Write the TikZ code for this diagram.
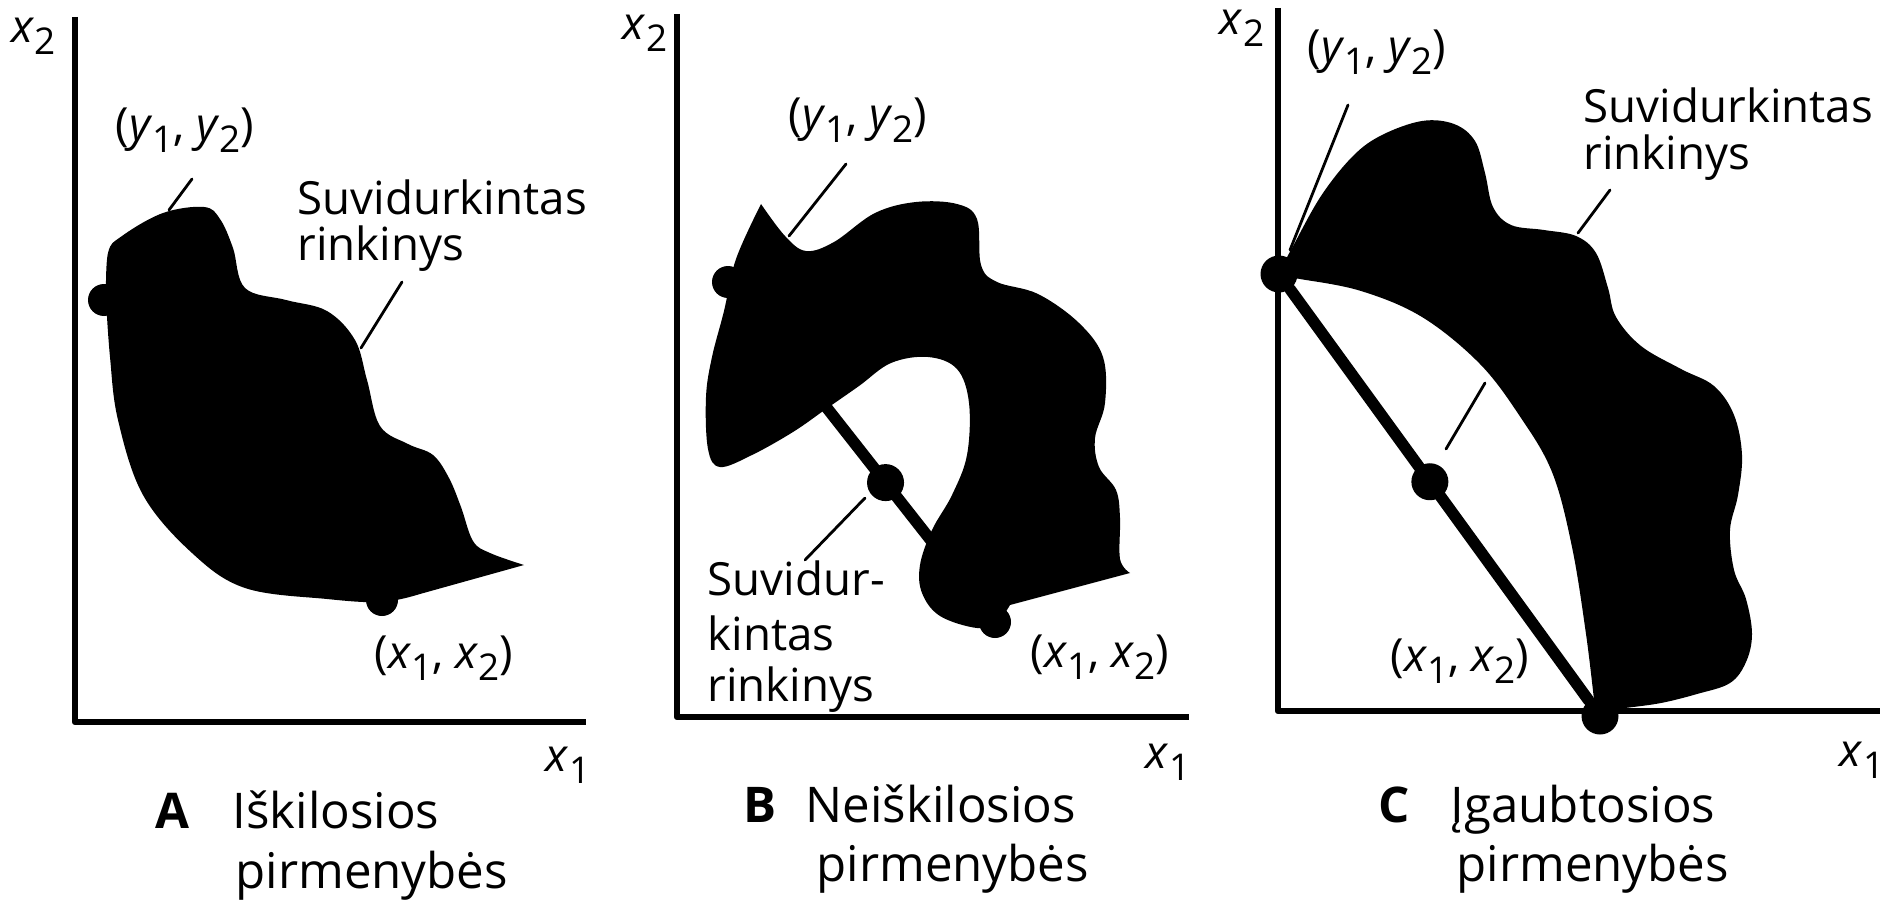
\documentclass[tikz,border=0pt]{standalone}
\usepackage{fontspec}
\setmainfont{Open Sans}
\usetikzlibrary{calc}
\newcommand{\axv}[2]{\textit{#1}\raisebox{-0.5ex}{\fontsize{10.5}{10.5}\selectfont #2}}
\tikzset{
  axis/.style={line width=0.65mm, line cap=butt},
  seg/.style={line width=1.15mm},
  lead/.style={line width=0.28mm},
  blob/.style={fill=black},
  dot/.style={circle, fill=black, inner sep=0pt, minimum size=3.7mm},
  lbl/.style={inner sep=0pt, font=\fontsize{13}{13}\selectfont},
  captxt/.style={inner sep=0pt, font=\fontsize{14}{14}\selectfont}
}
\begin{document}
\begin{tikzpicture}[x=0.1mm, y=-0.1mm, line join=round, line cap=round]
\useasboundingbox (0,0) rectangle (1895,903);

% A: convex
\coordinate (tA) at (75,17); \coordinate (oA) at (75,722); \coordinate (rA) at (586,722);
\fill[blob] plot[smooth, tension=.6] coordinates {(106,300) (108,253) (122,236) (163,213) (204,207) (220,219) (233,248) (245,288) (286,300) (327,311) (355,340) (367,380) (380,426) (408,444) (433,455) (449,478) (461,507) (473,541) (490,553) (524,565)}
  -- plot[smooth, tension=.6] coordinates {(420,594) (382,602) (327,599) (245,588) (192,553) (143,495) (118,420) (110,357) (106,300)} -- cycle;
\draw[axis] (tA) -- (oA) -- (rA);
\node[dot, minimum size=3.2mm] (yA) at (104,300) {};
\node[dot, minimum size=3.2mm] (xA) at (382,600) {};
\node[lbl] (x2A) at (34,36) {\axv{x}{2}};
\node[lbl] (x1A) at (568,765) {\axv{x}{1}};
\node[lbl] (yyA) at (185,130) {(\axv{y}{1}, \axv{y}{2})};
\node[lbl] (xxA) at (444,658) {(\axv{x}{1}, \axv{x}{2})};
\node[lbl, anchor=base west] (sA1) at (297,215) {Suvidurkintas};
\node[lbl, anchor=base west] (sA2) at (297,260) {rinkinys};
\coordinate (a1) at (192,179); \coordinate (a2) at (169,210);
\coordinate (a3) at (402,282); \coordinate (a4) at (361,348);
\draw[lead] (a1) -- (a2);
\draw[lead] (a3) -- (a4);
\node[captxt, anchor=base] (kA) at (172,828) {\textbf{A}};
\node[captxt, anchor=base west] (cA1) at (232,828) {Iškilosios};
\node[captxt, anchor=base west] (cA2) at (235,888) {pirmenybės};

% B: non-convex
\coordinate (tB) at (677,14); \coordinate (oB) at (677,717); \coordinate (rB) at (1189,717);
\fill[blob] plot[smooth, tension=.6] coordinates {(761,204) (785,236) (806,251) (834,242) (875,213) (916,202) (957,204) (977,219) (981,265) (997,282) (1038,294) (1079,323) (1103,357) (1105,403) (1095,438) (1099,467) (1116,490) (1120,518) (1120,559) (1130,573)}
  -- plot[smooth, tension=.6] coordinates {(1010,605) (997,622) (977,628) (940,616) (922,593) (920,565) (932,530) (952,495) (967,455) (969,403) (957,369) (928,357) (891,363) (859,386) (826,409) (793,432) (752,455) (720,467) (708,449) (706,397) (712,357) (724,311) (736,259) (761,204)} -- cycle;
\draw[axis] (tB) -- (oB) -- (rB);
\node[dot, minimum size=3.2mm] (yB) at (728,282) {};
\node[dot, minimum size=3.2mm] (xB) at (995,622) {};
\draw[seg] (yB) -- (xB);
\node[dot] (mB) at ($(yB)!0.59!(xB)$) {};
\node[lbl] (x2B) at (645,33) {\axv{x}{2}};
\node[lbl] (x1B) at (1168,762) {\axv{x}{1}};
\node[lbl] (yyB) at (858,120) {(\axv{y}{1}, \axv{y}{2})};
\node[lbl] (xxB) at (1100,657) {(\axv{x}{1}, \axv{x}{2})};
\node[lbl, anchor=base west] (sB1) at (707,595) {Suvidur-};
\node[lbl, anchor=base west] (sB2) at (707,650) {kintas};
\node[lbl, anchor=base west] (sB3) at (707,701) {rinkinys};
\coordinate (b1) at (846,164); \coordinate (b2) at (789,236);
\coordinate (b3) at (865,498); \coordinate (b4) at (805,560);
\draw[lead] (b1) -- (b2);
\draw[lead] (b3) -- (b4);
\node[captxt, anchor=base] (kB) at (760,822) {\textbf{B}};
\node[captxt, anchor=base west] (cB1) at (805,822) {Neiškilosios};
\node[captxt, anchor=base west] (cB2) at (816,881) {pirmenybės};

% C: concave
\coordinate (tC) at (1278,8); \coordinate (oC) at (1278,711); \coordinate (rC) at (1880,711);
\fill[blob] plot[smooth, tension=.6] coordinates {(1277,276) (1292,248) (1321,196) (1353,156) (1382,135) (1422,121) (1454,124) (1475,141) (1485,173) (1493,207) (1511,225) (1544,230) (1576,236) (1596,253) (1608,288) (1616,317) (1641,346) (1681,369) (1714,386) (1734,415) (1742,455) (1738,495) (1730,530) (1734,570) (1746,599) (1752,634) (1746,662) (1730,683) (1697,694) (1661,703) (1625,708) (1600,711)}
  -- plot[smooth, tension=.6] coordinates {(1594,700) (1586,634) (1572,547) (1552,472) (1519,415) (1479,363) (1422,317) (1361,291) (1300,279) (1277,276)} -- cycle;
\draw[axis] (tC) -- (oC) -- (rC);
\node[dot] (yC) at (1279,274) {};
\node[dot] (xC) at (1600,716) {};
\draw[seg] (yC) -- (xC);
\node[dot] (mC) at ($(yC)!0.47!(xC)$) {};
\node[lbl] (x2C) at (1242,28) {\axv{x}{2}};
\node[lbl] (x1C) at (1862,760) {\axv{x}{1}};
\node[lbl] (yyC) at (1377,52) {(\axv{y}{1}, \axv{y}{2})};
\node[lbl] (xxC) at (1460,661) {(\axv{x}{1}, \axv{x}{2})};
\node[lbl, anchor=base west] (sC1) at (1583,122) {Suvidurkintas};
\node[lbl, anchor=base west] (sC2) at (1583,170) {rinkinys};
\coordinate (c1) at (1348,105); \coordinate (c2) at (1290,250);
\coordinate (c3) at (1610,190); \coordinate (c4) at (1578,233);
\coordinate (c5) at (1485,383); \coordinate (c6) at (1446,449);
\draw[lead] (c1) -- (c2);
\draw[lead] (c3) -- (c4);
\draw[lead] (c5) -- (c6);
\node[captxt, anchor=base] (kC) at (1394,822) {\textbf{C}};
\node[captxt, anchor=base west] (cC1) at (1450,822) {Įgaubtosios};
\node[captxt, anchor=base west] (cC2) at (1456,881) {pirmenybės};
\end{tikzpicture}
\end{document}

-=-=-

▶ _Directions_: Output the data exactly. Pictures don't belong in the result.

▶ _Solution for this exercise_:
Write the TikZ code for this diagram.
\documentclass[tikz,border=0pt]{standalone}
\usepackage{fontspec}
\setmainfont{Open Sans}
\usetikzlibrary{calc}
\newcommand{\axv}[2]{\textit{#1}\raisebox{-0.5ex}{\fontsize{10.5}{10.5}\selectfont #2}}
\tikzset{
  axis/.style={line width=0.65mm, line cap=butt},
  seg/.style={line width=1.15mm},
  lead/.style={line width=0.28mm},
  blob/.style={fill=black},
  dot/.style={circle, fill=black, inner sep=0pt, minimum size=3.7mm},
  lbl/.style={inner sep=0pt, font=\fontsize{13}{13}\selectfont},
  captxt/.style={inner sep=0pt, font=\fontsize{14}{14}\selectfont}
}
\begin{document}
\begin{tikzpicture}[x=0.1mm, y=-0.1mm, line join=round, line cap=round]
\useasboundingbox (0,0) rectangle (1895,903);

% A: convex
\coordinate (tA) at (75,17); \coordinate (oA) at (75,722); \coordinate (rA) at (586,722);
\fill[blob] plot[smooth, tension=.6] coordinates {(106,300) (108,253) (122,236) (163,213) (204,207) (220,219) (233,248) (245,288) (286,300) (327,311) (355,340) (367,380) (380,426) (408,444) (433,455) (449,478) (461,507) (473,541) (490,553) (524,565)}
  -- plot[smooth, tension=.6] coordinates {(420,594) (382,602) (327,599) (245,588) (192,553) (143,495) (118,420) (110,357) (106,300)} -- cycle;
\draw[axis] (tA) -- (oA) -- (rA);
\node[dot, minimum size=3.2mm] (yA) at (104,300) {};
\node[dot, minimum size=3.2mm] (xA) at (382,600) {};
\node[lbl] (x2A) at (34,36) {\axv{x}{2}};
\node[lbl] (x1A) at (568,765) {\axv{x}{1}};
\node[lbl] (yyA) at (185,130) {(\axv{y}{1}, \axv{y}{2})};
\node[lbl] (xxA) at (444,658) {(\axv{x}{1}, \axv{x}{2})};
\node[lbl, anchor=base west] (sA1) at (297,215) {Suvidurkintas};
\node[lbl, anchor=base west] (sA2) at (297,260) {rinkinys};
\coordinate (a1) at (192,179); \coordinate (a2) at (169,210);
\coordinate (a3) at (402,282); \coordinate (a4) at (361,348);
\draw[lead] (a1) -- (a2);
\draw[lead] (a3) -- (a4);
\node[captxt, anchor=base] (kA) at (172,828) {\textbf{A}};
\node[captxt, anchor=base west] (cA1) at (232,828) {Iškilosios};
\node[captxt, anchor=base west] (cA2) at (235,888) {pirmenybės};

% B: non-convex
\coordinate (tB) at (677,14); \coordinate (oB) at (677,717); \coordinate (rB) at (1189,717);
\fill[blob] plot[smooth, tension=.6] coordinates {(761,204) (785,236) (806,251) (834,242) (875,213) (916,202) (957,204) (977,219) (981,265) (997,282) (1038,294) (1079,323) (1103,357) (1105,403) (1095,438) (1099,467) (1116,490) (1120,518) (1120,559) (1130,573)}
  -- plot[smooth, tension=.6] coordinates {(1010,605) (997,622) (977,628) (940,616) (922,593) (920,565) (932,530) (952,495) (967,455) (969,403) (957,369) (928,357) (891,363) (859,386) (826,409) (793,432) (752,455) (720,467) (708,449) (706,397) (712,357) (724,311) (736,259) (761,204)} -- cycle;
\draw[axis] (tB) -- (oB) -- (rB);
\node[dot, minimum size=3.2mm] (yB) at (728,282) {};
\node[dot, minimum size=3.2mm] (xB) at (995,622) {};
\draw[seg] (yB) -- (xB);
\node[dot] (mB) at ($(yB)!0.59!(xB)$) {};
\node[lbl] (x2B) at (645,33) {\axv{x}{2}};
\node[lbl] (x1B) at (1168,762) {\axv{x}{1}};
\node[lbl] (yyB) at (858,120) {(\axv{y}{1}, \axv{y}{2})};
\node[lbl] (xxB) at (1100,657) {(\axv{x}{1}, \axv{x}{2})};
\node[lbl, anchor=base west] (sB1) at (707,595) {Suvidur-};
\node[lbl, anchor=base west] (sB2) at (707,650) {kintas};
\node[lbl, anchor=base west] (sB3) at (707,701) {rinkinys};
\coordinate (b1) at (846,164); \coordinate (b2) at (789,236);
\coordinate (b3) at (865,498); \coordinate (b4) at (805,560);
\draw[lead] (b1) -- (b2);
\draw[lead] (b3) -- (b4);
\node[captxt, anchor=base] (kB) at (760,822) {\textbf{B}};
\node[captxt, anchor=base west] (cB1) at (805,822) {Neiškilosios};
\node[captxt, anchor=base west] (cB2) at (816,881) {pirmenybės};

% C: concave
\coordinate (tC) at (1278,8); \coordinate (oC) at (1278,711); \coordinate (rC) at (1880,711);
\fill[blob] plot[smooth, tension=.6] coordinates {(1277,276) (1292,248) (1321,196) (1353,156) (1382,135) (1422,121) (1454,124) (1475,141) (1485,173) (1493,207) (1511,225) (1544,230) (1576,236) (1596,253) (1608,288) (1616,317) (1641,346) (1681,369) (1714,386) (1734,415) (1742,455) (1738,495) (1730,530) (1734,570) (1746,599) (1752,634) (1746,662) (1730,683) (1697,694) (1661,703) (1625,708) (1600,711)}
  -- plot[smooth, tension=.6] coordinates {(1594,700) (1586,634) (1572,547) (1552,472) (1519,415) (1479,363) (1422,317) (1361,291) (1300,279) (1277,276)} -- cycle;
\draw[axis] (tC) -- (oC) -- (rC);
\node[dot] (yC) at (1279,274) {};
\node[dot] (xC) at (1600,716) {};
\draw[seg] (yC) -- (xC);
\node[dot] (mC) at ($(yC)!0.47!(xC)$) {};
\node[lbl] (x2C) at (1242,28) {\axv{x}{2}};
\node[lbl] (x1C) at (1862,760) {\axv{x}{1}};
\node[lbl] (yyC) at (1377,52) {(\axv{y}{1}, \axv{y}{2})};
\node[lbl] (xxC) at (1460,661) {(\axv{x}{1}, \axv{x}{2})};
\node[lbl, anchor=base west] (sC1) at (1583,122) {Suvidurkintas};
\node[lbl, anchor=base west] (sC2) at (1583,170) {rinkinys};
\coordinate (c1) at (1348,105); \coordinate (c2) at (1290,250);
\coordinate (c3) at (1610,190); \coordinate (c4) at (1578,233);
\coordinate (c5) at (1485,383); \coordinate (c6) at (1446,449);
\draw[lead] (c1) -- (c2);
\draw[lead] (c3) -- (c4);
\draw[lead] (c5) -- (c6);
\node[captxt, anchor=base] (kC) at (1394,822) {\textbf{C}};
\node[captxt, anchor=base west] (cC1) at (1450,822) {Įgaubtosios};
\node[captxt, anchor=base west] (cC2) at (1456,881) {pirmenybės};
\end{tikzpicture}
\end{document}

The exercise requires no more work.